Britain's Foreign Secretary Liz Truss (C), a contender to become the country's next Prime Minister and leader of the Conservative party, answers a question from a nurse on her plans to fund the NHS, during a Conservative Party hustings event in Darlington, north east England. - AFP pic
Britain's Foreign Secretary Liz Truss (C), a contender to become the country's next Prime Minister and leader of the Conservative party, answers a question from a nurse on her plans to fund the NHS, during a Conservative Party hustings event in Darlington, north east England. - AFP pic

AS the Conservative party election of a replacement for Boris Johnson nears its September deadline, an outline of a future Britain is emerging. Whatever Britain that emerges post-September, it will certainly not deserve the moniker "Great".

Neither will it be "Global Britain", a label much loved by Johnson. "Insular" may just be the right adjective. The future premier is the reason why.

Foreign Secretary Liz Truss, the frontrunner in the Conservative party leadership, is extolling policies that are worrying people in Britain and the rest of the world. Remember what happens in Britain doesn't just stay in Britain. Hence the reason for this Leader.

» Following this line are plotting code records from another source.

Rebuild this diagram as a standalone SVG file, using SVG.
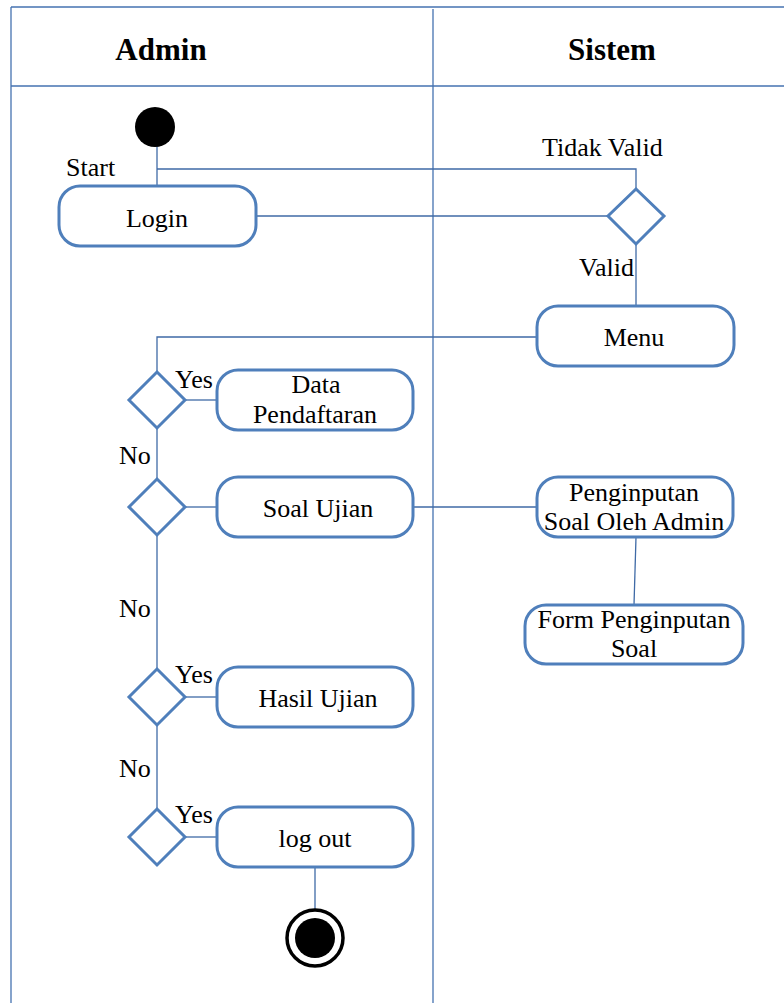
<svg xmlns="http://www.w3.org/2000/svg" width="784" height="1003" viewBox="0 0 784 1003">
<style>
.frame{stroke:#4472b0;stroke-width:1.3;fill:none}
.conn line,.conn polyline{stroke:#3f6aa6;stroke-width:1.3;fill:none}
.act{fill:#fff;stroke:#4f7fbb;stroke-width:3}
.dec{fill:#fff;stroke:#4f7fbb;stroke-width:3}
text{font-family:"Liberation Serif","Times New Roman",serif;font-size:26px;fill:#000}
.c{text-anchor:middle}
.h{font-weight:bold;font-size:31px}
</style>
<rect width="784" height="1003" fill="#fff"/>
<g id="frame">
<line class="frame" x1="11" y1="7" x2="784" y2="7"/>
<line class="frame" x1="11" y1="7" x2="11" y2="1003"/>
<line class="frame" x1="11" y1="86" x2="784" y2="86"/>
<line class="frame" x1="433" y1="9" x2="433" y2="1003"/>
<text class="h c" x="161" y="60">Admin</text>
<text class="h c" x="612" y="60">Sistem</text>
</g>
<g class="conn" id="connectors">
<line x1="157" y1="140" x2="157" y2="186"/>
<polyline points="157,169 636,169 636,189"/>
<line x1="256" y1="216" x2="607" y2="216"/>
<line x1="636" y1="244" x2="636" y2="306"/>
<polyline points="537,337 157,337 157,372"/>
<line x1="186" y1="400" x2="217" y2="400"/>
<line x1="157" y1="428" x2="157" y2="479"/>
<line x1="186" y1="507" x2="217" y2="507"/>
<line x1="413" y1="507" x2="537" y2="507"/>
<line x1="636" y1="537" x2="634" y2="605"/>
<line x1="157" y1="535" x2="157" y2="669"/>
<line x1="186" y1="697" x2="217" y2="697"/>
<line x1="157" y1="725" x2="157" y2="809"/>
<line x1="186" y1="837" x2="217" y2="837"/>
<line x1="315" y1="867" x2="315" y2="910"/>
</g>
<g id="start">
<circle cx="155" cy="127" r="20" fill="#000"/>
<text x="66" y="176">Start</text>
</g>
<g id="login">
<rect class="act" x="59" y="186" width="197" height="60" rx="21"/>
<text class="c" x="157" y="227">Login</text>
</g>
<g id="validasi">
<polygon class="dec" points="636,189 664,216 636,244 608,216"/>
<text x="542" y="156">Tidak Valid</text>
<text x="634" y="276" text-anchor="end">Valid</text>
</g>
<g id="menu">
<rect class="act" x="537" y="306" width="197" height="60" rx="21"/>
<text class="c" x="634" y="346">Menu</text>
</g>
<g id="dec1">
<polygon class="dec" points="157,372 185,400 157,428 129,400"/>
<text x="175" y="388">Yes</text>
<text x="119" y="464">No</text>
</g>
<g id="data-pendaftaran">
<rect class="act" x="217" y="370" width="196" height="60" rx="21"/>
<text class="c" x="316" y="393">Data</text>
<text class="c" x="315" y="423">Pendaftaran</text>
</g>
<g id="dec2">
<polygon class="dec" points="157,479 185,507 157,535 129,507"/>
<text x="119" y="617">No</text>
</g>
<g id="soal-ujian">
<rect class="act" x="217" y="477" width="196" height="60" rx="21"/>
<text class="c" x="318" y="517">Soal Ujian</text>
</g>
<g id="penginputan">
<rect class="act" x="537" y="477" width="196" height="60" rx="21"/>
<text class="c" x="634" y="501">Penginputan</text>
<text class="c" x="634" y="530">Soal Oleh Admin</text>
</g>
<g id="form-penginputan">
<rect class="act" x="525" y="605" width="218" height="59" rx="21"/>
<text class="c" x="634" y="628">Form Penginputan</text>
<text class="c" x="634" y="657">Soal</text>
</g>
<g id="dec3">
<polygon class="dec" points="157,669 185,697 157,725 129,697"/>
<text x="175" y="683">Yes</text>
<text x="119" y="777">No</text>
</g>
<g id="hasil-ujian">
<rect class="act" x="217" y="667" width="196" height="60" rx="21"/>
<text class="c" x="318" y="707">Hasil Ujian</text>
</g>
<g id="dec4">
<polygon class="dec" points="157,809 185,837 157,865 129,837"/>
<text x="175" y="823">Yes</text>
</g>
<g id="logout">
<rect class="act" x="217" y="807" width="196" height="60" rx="21"/>
<text class="c" x="315" y="847">log out</text>
</g>
<g id="end">
<circle cx="315" cy="938" r="28" fill="#fff" stroke="#000" stroke-width="3.5"/>
<circle cx="315" cy="938" r="20" fill="#000"/>
</g>
</svg>
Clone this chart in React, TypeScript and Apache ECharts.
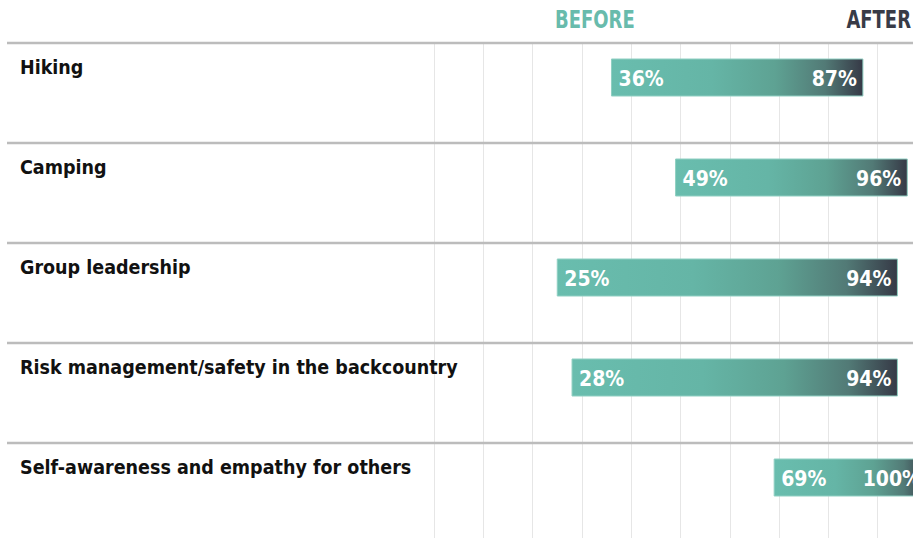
import React, { useEffect, useRef } from "react";
import * as echarts from "echarts";

const categories = [
  "Hiking",
  "Camping",
  "Group leadership",
  "Risk management/safety in the backcountry",
  "Self-awareness and empathy for others",
];
const beforeValues = [36, 49, 25, 28, 69];
const afterValues = [87, 96, 94, 94, 100];
const headerLabels = ["BEFORE", "AFTER"];

const FONT = '"DejaVu Sans Condensed", "DejaVu Sans", sans-serif';
const TEAL = "#68bbac";
const DARK = "#383b47";

export default function App() {
  const ref = useRef<HTMLDivElement>(null);

  useEffect(() => {
    if (!ref.current) return;
    const chart = echarts.init(ref.current, undefined, { renderer: "svg" });
    const data = categories.map((_, i) => [i, beforeValues[i], afterValues[i]]);

    chart.setOption({
      animation: false,
      backgroundColor: "#ffffff",
      grid: {
        left: 434,
        top: 43,
        width: 493,
        height: 500,
        containLabel: false,
        outerBoundsMode: "none",
      },
      xAxis: {
        type: "value",
        min: 0,
        max: 100,
        interval: 10,
        axisLine: { show: false },
        axisTick: { show: false },
        axisLabel: { show: false },
        splitLine: { show: true, lineStyle: { color: "#e6e6e6", width: 1 } },
      },
      yAxis: {
        type: "category",
        inverse: true,
        data: categories,
        axisLine: { show: false },
        axisTick: { show: false },
        splitLine: { show: false },
        axisLabel: {
          interval: 0,
          showMinLabel: true,
          showMaxLabel: true,
          hideOverlap: false,
          align: "left",
          margin: 414,
          verticalAlign: "middle",
          formatter: (v: string) => "{a|" + v + "}\n{b| }",
          rich: {
            a: {
              fontFamily: FONT,
              fontWeight: "bold",
              fontSize: 19.5,
              lineHeight: 20,
              color: "#111111",
            },
            b: {
              fontSize: 10,
              lineHeight: 51,
            },
          },
        },
      },
      graphic: [
        {
          type: "text",
          x: 555,
          y: 19,
          scaleX: 0.8,
          style: {
            text: headerLabels[0],
            fontFamily: FONT,
            fontWeight: "bold",
            fontSize: 25,
            fill: TEAL,
            align: "left",
            verticalAlign: "middle",
          },
        },
        {
          type: "text",
          x: 911,
          y: 19,
          scaleX: 0.8,
          style: {
            text: headerLabels[1],
            fontFamily: FONT,
            fontWeight: "bold",
            fontSize: 25,
            fill: DARK,
            align: "right",
            verticalAlign: "middle",
          },
        },
      ],
      series: [
        {
          type: "custom",
          clip: false,
          encode: { x: [1, 2], y: 0 },
          data,
          renderItem: (params: any, api: any) => {
            const yIdx = api.value(0);
            const s = api.coord([api.value(1), yIdx]);
            const e = api.coord([api.value(2), yIdx]);
            const band = api.size([0, 1])[1];
            const cy = s[1] - band * 0.155;
            const h = 37;
            const sepY = s[1] - band / 2;
            return {
              type: "group",
              children: [
                {
                  type: "line",
                  shape: { x1: 7, y1: sepY, x2: api.getWidth(), y2: sepY },
                  style: { stroke: "#bcbcbc", lineWidth: 2.5 },
                },
                {
                  type: "rect",
                  shape: { x: s[0], y: cy - h / 2, width: e[0] - s[0], height: h },
                  style: {
                    fill: new echarts.graphic.LinearGradient(0, 0, 1, 0, [
                      { offset: 0, color: "#69bdae" },
                      { offset: 0.4, color: "#65b5a6" },
                      { offset: 0.65, color: "#5ea293" },
                      { offset: 0.85, color: "#527a76" },
                      { offset: 1, color: "#363946" },
                    ]),
                    stroke: "#8fcfc2",
                    lineWidth: 1,
                  },
                },
                {
                  type: "text",
                  x: s[0] + 7,
                  y: cy + 1,
                  style: {
                    text: api.value(1) + "%",
                    fontFamily: FONT,
                    fontWeight: "bold",
                    fontSize: 21,
                    fill: "#ffffff",
                    align: "left",
                    verticalAlign: "middle",
                  },
                },
                {
                  type: "text",
                  x: e[0] - 6,
                  y: cy + 1,
                  style: {
                    text: api.value(2) + "%",
                    fontFamily: FONT,
                    fontWeight: "bold",
                    fontSize: 21,
                    fill: "#ffffff",
                    align: "right",
                    verticalAlign: "middle",
                  },
                },
              ],
            };
          },
        },
      ],
    });

    return () => chart.dispose();
  }, []);

  return (
    <div
      ref={ref}
      style={{ position: "absolute", left: 0, top: 0, width: 913, height: 538 }}
    />
  );
}
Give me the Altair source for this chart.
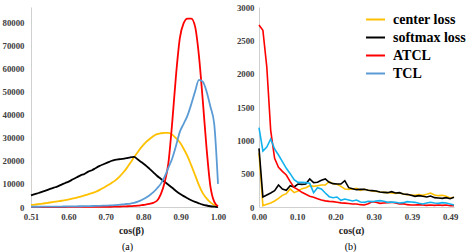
import json
import altair as alt
import pandas as pd

# ---------------- data ----------------
series_names = ["center loss", "softmax loss", "ATCL", "TCL"]
colors_a = ["#FFC000", "#000000", "#FF0000", "#5B9BD5"]
colors_b = ["#FFC000", "#000000", "#FF0000", "#12B2EE"]

# panel (a): distribution over cos(beta), 0.51 ... 1.00
cos_beta = [round(0.51 + 0.01 * i, 2) for i in range(50)]
center_a = [900, 1050, 1250, 1450, 1700, 1950, 2200, 2450, 2700, 3000,
            3300, 3700, 4050, 4500, 5000, 5500, 6000, 6600, 7400, 8300,
            9300, 10300, 11400, 12800, 14600, 16600, 19000, 21500, 23800, 26000,
            27800, 29300, 30600, 31500, 31900, 32100, 32100, 31300, 29800, 28000,
            25200, 22000, 18000, 13800, 9500, 6000, 3700, 2000, 900, 200]
softmax_a = [5050, 5600, 6060, 6640, 7220, 7800, 8370, 8950, 9670, 10400,
             11100, 12000, 12850, 13700, 14300, 15300, 15900, 16900, 17800, 18500,
             19200, 19900, 20400, 20650, 20800, 21100, 21500, 21700, 20500, 19350,
             18050, 16600, 15100, 13500, 12200, 10900, 9600, 8300, 6900, 5700,
             4700, 3800, 2900, 2200, 1600, 1050, 650, 330, 130, 0]
atcl_a = [0, 0, 0, 0, 0, 0, 0, 0, 0, 0,
          50, 50, 50, 50, 50, 50, 50, 80, 80, 80,
          100, 100, 150, 200, 250, 300, 350, 450, 600, 800,
          1000, 1300, 1800, 2700, 5500, 10500, 19000, 36500, 57000, 73000,
          79500, 81500, 81500, 78000, 65500, 46300, 25500, 9000, 2300, 300]
tcl_a = [100, 100, 110, 120, 130, 150, 160, 180, 200, 220,
         250, 270, 300, 330, 360, 400, 430, 470, 520, 560,
         600, 700, 800, 950, 1100, 1300, 1500, 1800, 2300, 3000,
         3900, 5000, 6300, 8000, 10000, 13000, 17000, 21000, 26500, 32500,
         36000, 39500, 44500, 50000, 55000, 54200, 50000, 43500, 36000, 10000]

# panel (b): distribution over cos(alpha), 0.00 ... 0.50
cos_alpha = [round(0.01 * i, 2) for i in range(51)]
center_b = [810, 20, 40, 60, 90, 130, 175, 200, 270, 215,
            240, 275, 290, 320, 310, 320, 330, 330, 380, 350,
            340, 310, 270, 265, 270, 280, 250, 265, 250, 240,
            235, 225, 220, 215, 210, 205, 210, 195, 185, 180,
            175, 185, 175, 190, 210, 180, 170, 175, 160, 135, 145]
softmax_b = [880, 150, 180, 210, 245, 330, 270, 250, 320, 300,
             345, 340, 345, 420, 365, 370, 400, 420, 370, 350,
             345, 345, 395, 290, 275, 260, 265, 265, 250, 245,
             240, 225, 220, 215, 230, 210, 215, 195, 190, 175,
             160, 170, 160, 150, 165, 140, 135, 130, 140, 125, 145]
atcl_b = [2730, 2650, 2100, 1150, 730, 594, 535, 480, 380, 295,
          260, 220, 190, 162, 145, 125, 105, 92, 85, 80,
          72, 62, 58, 52, 46, 45, 35, 30, 50, 80,
          70, 55, 60, 65, 70, 60, 45, 50, 35, 30,
          30, 35, 30, 25, 30, 25, 30, 25, 30, 20, 20]
tcl_b = [1190, 840, 900, 1020, 870, 780, 680, 580, 500, 410,
         370, 370, 365, 355, 215, 290, 270, 210, 155, 140,
         150, 100, 120, 105, 90, 105, 75, 70, 85, 80,
         90, 95, 85, 70, 75, 70, 60, 65, 80, 75,
         70, 55, 45, 60, 70, 60, 55, 65, 60, 45, 30]

tick_labels_a = ["0.51", "0.60", "0.70", "0.80", "0.90", "1.00"]
tick_labels_b = ["0.00", "0.10", "0.20", "0.30", "0.39", "0.49"]


def long_table(xs, columns):
    rows = []
    for name, vals in zip(series_names, columns):
        for x, v in zip(xs, vals):
            rows.append({"cos": x, "count": v, "series": name})
    return pd.DataFrame(rows)


df_a = long_table(cos_beta, [center_a, softmax_a, atcl_a, tcl_a])
df_b = long_table(cos_alpha, [center_b, softmax_b, atcl_b, tcl_b])

# category-style tick positions: evenly spaced across the labelled range
ticks_a = [0.51 + k * (1.00 - 0.51) / 5 for k in range(6)]
ticks_b = [k * 0.49 / 5 for k in range(6)]
expr_a = f"{json.dumps(tick_labels_a)}[round((datum.value - 0.51) / 0.098)]"
expr_b = f"{json.dumps(tick_labels_b)}[round(datum.value / 0.098)]"

FONT = "Liberation Serif"
axis_style = dict(
    labelFont=FONT, labelFontWeight="bold", labelFontSize=8.8, labelColor="#404040",
    ticks=False, grid=False, domainColor="#D0D0D0", domainWidth=1,
    titleFont=FONT, titleFontWeight="bold", titleFontSize=10, titleColor="#222222",
    labelFlush=False, labelOverlap=False, labelBound=False,
)

W_A, W_B, H = 187, 195, 200

left = alt.Chart(df_a).mark_line(interpolate="monotone", strokeWidth=1.8).encode(
    x=alt.X("cos:Q", scale=alt.Scale(domain=[0.51, 1.00], nice=False, zero=False),
            axis=alt.Axis(values=ticks_a, labelExpr=expr_a, title="cos(β)",
                          labelPadding=5, titlePadding=5, titleX=100, **axis_style)),
    y=alt.Y("count:Q", scale=alt.Scale(domain=[0, 86500], nice=False),
            axis=alt.Axis(values=list(range(0, 80001, 10000)), format="d", title=None,
                          labelPadding=7, **axis_style)),
    color=alt.Color("series:N", sort=series_names,
                    scale=alt.Scale(domain=series_names, range=colors_a),
                    legend=alt.Legend(orient="none", legendX=334, legendY=2, title=None,
                                      symbolType="stroke", symbolSize=361, symbolStrokeWidth=2,
                                      labelFont=FONT, labelFontWeight="bold", labelFontSize=14,
                                      labelColor="black", labelOffset=7, rowPadding=0)),
).properties(
    width=W_A, height=H,
    title=alt.TitleParams("(a)", orient="bottom", anchor="middle", frame="group",
                          font=FONT, fontSize=10, fontWeight="normal", color="black",
                          offset=6, dx=3),
)

right = alt.Chart(df_b).mark_line(strokeWidth=1.6).encode(
    x=alt.X("cos:Q", scale=alt.Scale(domain=[0, 0.50], nice=False, zero=False),
            axis=alt.Axis(values=ticks_b, labelExpr=expr_b, title="cos(α)",
                          labelPadding=5, titlePadding=5, titleX=92, **axis_style)),
    y=alt.Y("count:Q", scale=alt.Scale(domain=[0, 3000], nice=False),
            axis=alt.Axis(values=list(range(0, 3001, 500)), format="d", title=None,
                          labelPadding=5, **axis_style)),
    color=alt.Color("series:N", sort=series_names,
                    scale=alt.Scale(domain=series_names, range=colors_b), legend=None),
).properties(
    width=W_B, height=H,
    title=alt.TitleParams("(b)", orient="bottom", anchor="middle", frame="group",
                          font=FONT, fontSize=10, fontWeight="normal", color="black",
                          offset=6, dx=-6),
)

chart = alt.hconcat(left, right, spacing=41, bounds="flush").resolve_scale(
    color="independent"
).properties(
    padding={"left": 2, "top": 3, "right": 5, "bottom": 1},
    background="white",
).configure_view(stroke=None)

chart.save("out.html", embed_options={"renderer": "svg", "actions": False})
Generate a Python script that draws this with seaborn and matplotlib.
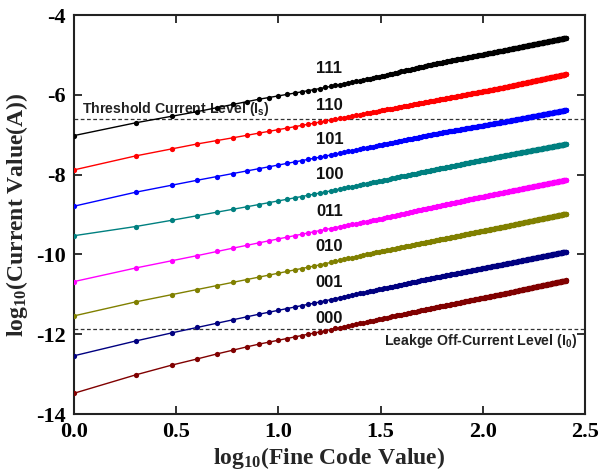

Start with British worries caused by Truss's latest fad: antisemitism in the civil service. Before we go there, let's get antisemitism right. Antisemitism isn't just anti-Jewish. It is anti-Arab, too. It is puzzling to think that Britain, the nation that gave birth to a world-renowned historian like Arnold Toynbee, doesn't know history.

Here is the empire-strikes-back education for Britons who do not know the meaning of the English word "antisemitism". Abraham had two sons, Ismail and Isaac (peace be upon them all). The Arabs are the descendants of the elder Ismail and the Jews the descendants of Isaac. Both are Semitic people.

Truss, like Johnson, is given to conflating antisemitism and Zionism. They aren't the same thing. The former is an attack on a race while the latter is a criticism of a dangerous ideology. One is wrong and the other is right. A future prime minister must know the difference.

Otherwise it will have grave consequences for Britain and the world. The occupant of 10 Downing Street can't think like the one on the Clapham omnibus. A prime minister and a passenger aren't the same thing.

Truss's foray into the civil service is puzzling. After all, she has been a minister for some eight years. Surely, as head of a division of the civil service for that many years, she would have spotted antisemitism before now.

Or, as one former civil servant there hinted at in a letter to The Guardian, is Truss setting up a straw man to be knocked down to please her Jewish sponsors? A British guess is as good as a Malaysian one.

As the writer suggests in the English daily, Truss will do better by levelling up Britain and conjuring up a Brexit dividend. To this, we add another must-do to the Truss list: get capitalism there to be more compassionate.

Truss will do better, too, by recognising that antisemitism is not just a problem for the Jews. It is a problem for the Arabs, too. Admit it or not, Britain created the Palestinian problem.

To this day, it has remained the most intractable problem. Again, Britain is the cause. Truss is making it worse for the Palestinians by denying them even the right to protest the occupation of their land, let alone to rise up against the Israeli military.

If the Ukrainians can rise up against the invasion of their land, why can't the Palestinians? If her interview with the Jewish Chronicle is anything to go by, she has made a pledge with Israel: to eradicate antisemitism.

Worryingly, only the Jewish part of it. Truss will do well to recognise that the Palestinian problem is an equation. Solving for one side doesn't balance the equation at all.